** begin **
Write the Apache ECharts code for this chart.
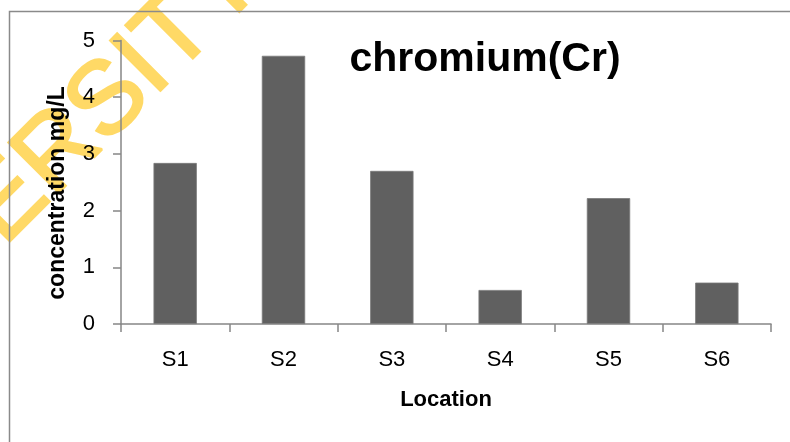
<!DOCTYPE html>
<html>
<head>
<meta charset="utf-8">
<script src="https://cdn.jsdelivr.net/npm/echarts@6/dist/echarts.min.js"></script>
<style>html,body{margin:0;padding:0;background:#fff}#c{width:790px;height:442px}</style>
</head>
<body>
<div id="c"></div>
<script>
var categories = ['S1', 'S2', 'S3', 'S4', 'S5', 'S6'];
var values = [2.84, 4.73, 2.70, 0.60, 2.22, 0.73];
var titleText = 'chromium(Cr)';
var yName = 'concentration mg/L';
var xName = 'Location';
var watermarkText = 'UNIVERSITY OF NAIROBI';

var chart = echarts.init(document.getElementById('c'), null, {renderer: 'canvas'});
var font = '"Liberation Sans", Arial, sans-serif';
chart.setOption({
  animation: false,
  backgroundColor: '#fff',
  grid: {left: 121, right: 19, top: 40.5, bottom: 118, containLabel: false},
  xAxis: {
    type: 'category',
    data: categories,
    boundaryGap: true,
    axisLine: {lineStyle: {color: '#868686', width: 1.5}},
    axisTick: {show: true, length: 8, inside: false, lineStyle: {color: '#868686', width: 1.5}},
    axisLabel: {margin: 25, fontSize: 22, color: '#000', fontFamily: font},
    splitLine: {show: false}
  },
  yAxis: {
    type: 'value',
    min: 0, max: 5, interval: 1,
    axisLine: {show: true, lineStyle: {color: '#868686', width: 1.5}},
    axisTick: {show: true, length: 8, lineStyle: {color: '#868686', width: 1.5}},
    axisLabel: {margin: 26, fontSize: 22, color: '#000', fontFamily: font},
    splitLine: {show: false}
  },
  series: [{
    type: 'bar',
    data: values,
    barCategoryGap: '60%',
    itemStyle: {color: '#606060', borderColor: '#7a7a7a', borderWidth: 0.8}
  }],
  graphic: [
    {type: 'text', x: -190, y: 401, rotation: Math.PI / 4, z: -10, silent: true,
     style: {text: watermarkText, font: '103px ' + font, fill: '#FFD966', stroke: '#FFD966', lineWidth: 2.5, align: 'left', verticalAlign: 'middle'}},
    {type: 'rect', shape: {x: 9.5, y: 11.5, width: 900, height: 600}, style: {fill: 'none', stroke: '#8a8a8a', lineWidth: 1.5}, z: 1, silent: true},
    {type: 'text', x: 485, y: 60, style: {text: titleText, font: 'bold 41px ' + font, fill: '#000', align: 'center', verticalAlign: 'middle'}, z: 10},
    {type: 'text', x: 58, y: 193, rotation: Math.PI / 2, style: {text: yName, font: 'bold 23px ' + font, fill: '#000', align: 'center', verticalAlign: 'middle'}, z: 10},
    {type: 'text', x: 446, y: 400, style: {text: xName, font: 'bold 22px ' + font, fill: '#000', align: 'center', verticalAlign: 'middle'}, z: 10}
  ]
});
</script>
</body>
</html>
** end **
→ **Short task**: Repeat only what lies between the start of the data and the end of the line containing "var watermarkText = 'UNIVERSITY OF NAIROBI';", exactly, with pictures left out.

→ **Completed task**:
Write the Apache ECharts code for this chart.
<!DOCTYPE html>
<html>
<head>
<meta charset="utf-8">
<script src="https://cdn.jsdelivr.net/npm/echarts@6/dist/echarts.min.js"></script>
<style>html,body{margin:0;padding:0;background:#fff}#c{width:790px;height:442px}</style>
</head>
<body>
<div id="c"></div>
<script>
var categories = ['S1', 'S2', 'S3', 'S4', 'S5', 'S6'];
var values = [2.84, 4.73, 2.70, 0.60, 2.22, 0.73];
var titleText = 'chromium(Cr)';
var yName = 'concentration mg/L';
var xName = 'Location';
var watermarkText = 'UNIVERSITY OF NAIROBI';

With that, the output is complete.